An Osakan will proudly share the story of scoring incredible half-price sashimi, whereas in a more status-conscious city, admitting you waited for a discount might seem somewhat gauche. In Osaka, it’s a point of pride. It shows you’re savvy. This doesn’t mean Osakans don’t value luxury, but they balance it with practicality. The depachika perfectly embodies this: luxury-quality food made accessible and practical for daily life.
The Merchant’s Soul in a Modern World
Osaka has always been a city of merchants, not samurai. This legacy has cultivated a culture that is straightforward, unpretentious, and centered on tangible value. The depachika serves as a modern marketplace operating on these enduring principles. Vendors must prove their worth daily. Customers are discerning and vocal. A vibrant, dynamic relationship thrives on the shared understanding that good food and fair prices are what truly matter.

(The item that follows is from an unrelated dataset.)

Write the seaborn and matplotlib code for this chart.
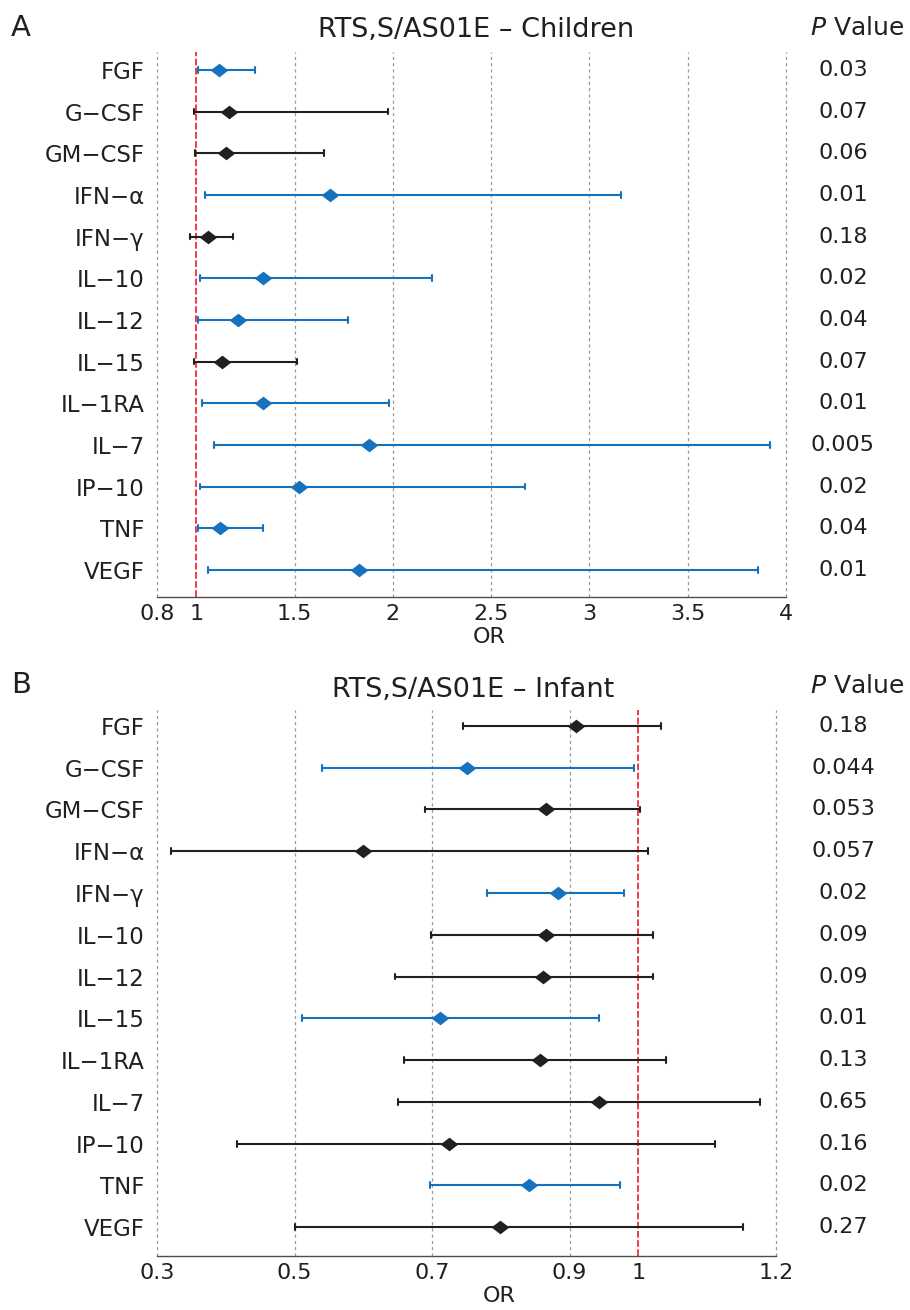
import numpy as np
import pandas as pd
import matplotlib
matplotlib.use("Agg")
import matplotlib.pyplot as plt
from matplotlib.path import Path
from matplotlib.transforms import blended_transform_factory
import seaborn as sns

cytokines = ["FGF", "G−CSF", "GM−CSF", "IFN−α", "IFN−γ", "IL−10", "IL−12",
             "IL−15", "IL−1RA", "IL−7", "IP−10", "TNF", "VEGF"]

# panel A: children
child_or = [1.115, 1.166, 1.15, 1.68, 1.06, 1.34, 1.21, 1.13, 1.34, 1.88, 1.52, 1.12, 1.83]
child_low = [1.008, 0.99, 0.993, 1.044, 0.97, 1.02, 1.01, 0.99, 1.03, 1.09, 1.02, 1.01, 1.06]
child_high = [1.30, 1.975, 1.65, 3.16, 1.186, 2.20, 1.77, 1.51, 1.98, 3.92, 2.67, 1.34, 3.86]
child_p = ["0.03", "0.07", "0.06", "0.01", "0.18", "0.02", "0.04", "0.07", "0.01",
           "0.005", "0.02", "0.04", "0.01"]
child_ticks = [0.8, 1, 1.5, 2, 2.5, 3, 3.5, 4]
child_ticklabels = ["0.8", "1", "1.5", "2", "2.5", "3", "3.5", "4"]

# panel B: infant
inf_or = [0.909, 0.751, 0.866, 0.60, 0.883, 0.866, 0.861, 0.711, 0.857, 0.943, 0.725, 0.841, 0.799]
inf_low = [0.745, 0.54, 0.69, 0.32, 0.78, 0.698, 0.646, 0.511, 0.659, 0.651, 0.417, 0.697, 0.50]
inf_high = [1.033, 0.994, 1.002, 1.014, 0.979, 1.021, 1.021, 0.943, 1.04, 1.177, 1.111, 0.973, 1.152]
inf_p = ["0.18", "0.044", "0.053", "0.057", "0.02", "0.09", "0.09", "0.01", "0.13",
         "0.65", "0.16", "0.02", "0.27"]
inf_ticks = [0.3, 0.5, 0.7, 0.9, 1, 1.2]
inf_ticklabels = ["0.3", "0.5", "0.7", "0.9", "1", "1.2"]

BLUE = "#1772bd"
BLACK = "#231f20"
GRID = "#9a9a9a"
RED = "#ee1c25"
SPINE = "#4d4d4d"

sns.set_style("white")
plt.rcParams["font.family"] = ["DejaVu Sans"]
plt.rcParams["mathtext.fontset"] = "dejavusans"

# flattened diamond marker
DIAMOND = Path([(-1, 0), (0, 0.77), (1, 0), (0, -0.77), (-1, 0)],
               [Path.MOVETO, Path.LINETO, Path.LINETO, Path.LINETO, Path.CLOSEPOLY])


def long_form(low, mid, high, pvals):
    rows = []
    for c, l, m, h, p in zip(cytokines, low, mid, high, pvals):
        sig = "sig" if float(p) < 0.05 else "ns"
        for v in (l, m, h):
            rows.append({"Cytokine": c, "OR": v, "sig": sig})
    return pd.DataFrame(rows)


def forest(fig, ax, df, pvals, ticks, ticklabels, xlim, ylim, or_x):
    ax.axvline(1, color=RED, ls=(0, (4, 1.5)), lw=1.2, zorder=1)
    sns.pointplot(
        data=df, x="OR", y="Cytokine", hue="sig", order=cytokines,
        hue_order=["ns", "sig"], palette={"ns": BLACK, "sig": BLUE},
        estimator="median", errorbar=("pi", 100), capsize=0.14,
        linestyle="none", marker=DIAMOND, markersize=12.8, markeredgewidth=0,
        err_kws={"linewidth": 1.5}, legend=False, orient="h", ax=ax,
    )
    ax.set_xlim(*xlim)
    ax.set_ylim(*ylim)
    ax.set_xticks(ticks)
    ax.set_xticklabels(ticklabels)
    ax.grid(axis="x", color=GRID, ls=(0, (2.5, 2.5)), lw=0.9)
    for line, t in zip(ax.get_xgridlines(), ticks):
        line.set_clip_on(False)
        if t == 1:
            line.set_visible(False)
    ax.grid(axis="y", visible=False)
    ax.set_axisbelow(True)
    for s in ["top", "right", "left"]:
        ax.spines[s].set_visible(False)
    ax.spines["bottom"].set_color(SPINE)
    ax.spines["bottom"].set_linewidth(1.0)
    ax.tick_params(axis="y", length=0, pad=9, labelsize=16.5, labelcolor=BLACK)
    ax.tick_params(axis="x", direction="in", length=3, color=SPINE,
                   pad=5, labelsize=16, labelcolor=BLACK)
    ax.set_ylabel("")
    ax.set_xlabel("OR", fontsize=16, color=BLACK, labelpad=0)
    ax.xaxis.set_label_coords(or_x, -0.055)
    trans = blended_transform_factory(fig.transFigure, ax.transData)
    for i, p in enumerate(pvals):
        ax.text(843 / 910, i, p, transform=trans, ha="center", va="center",
                fontsize=16, color=BLACK)


fig = plt.figure(figsize=(9.1, 13.1), dpi=100)
ax_a = fig.add_axes([157 / 910, 1 - 597 / 1310, 629 / 910, 545 / 1310])
ax_b = fig.add_axes([157 / 910, 1 - 1256 / 1310, 619 / 910, 546 / 1310])

forest(fig, ax_a, long_form(child_low, child_or, child_high, child_p), child_p,
       child_ticks, child_ticklabels, (0.8, 4), (12.65, -0.43), 0.528)
forest(fig, ax_b, long_form(inf_low, inf_or, inf_high, inf_p), inf_p,
       inf_ticks, inf_ticklabels, (0.3, 1.2), (12.69, -0.38), 0.5525)

fig.text(11 / 910, 1 - 28 / 1310, "A", fontsize=21, ha="left", va="center", color=BLACK)
fig.text(11 / 910, 1 - 685 / 1310, "B", fontsize=21, ha="left", va="center", color=BLACK)
fig.text(476 / 910, 1 - 30 / 1310, "RTS,S/AS01E – Children", fontsize=19.5,
         ha="center", va="center", color=BLACK)
fig.text(473 / 910, 1 - 690 / 1310, "RTS,S/AS01E – Infant", fontsize=19.5,
         ha="center", va="center", color=BLACK)
fig.text(857 / 910, 1 - 28 / 1310, "$\\mathit{P}$ Value", fontsize=18,
         ha="center", va="center", color=BLACK)
fig.text(857 / 910, 1 - 686 / 1310, "$\\mathit{P}$ Value", fontsize=18,
         ha="center", va="center", color=BLACK)

fig.savefig("out.png", dpi=100)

Foreigners often hear that ‘Osaka people are friendly,’ which is true, but it’s a specific kind of friendliness. It’s an approachable, down-to-earth openness, born from a culture of trade and communication. You see this at the depachika counters. You can ask the staff, “What goes well with rice tonight?” and receive a sincere, enthusiastic answer. It’s a transactional relationship, but it’s also a human one. The depachika isn’t a sterile or intimidating culinary hall; it’s a lively, bustling community hub where the city feeds itself smartly and deliciously every single night.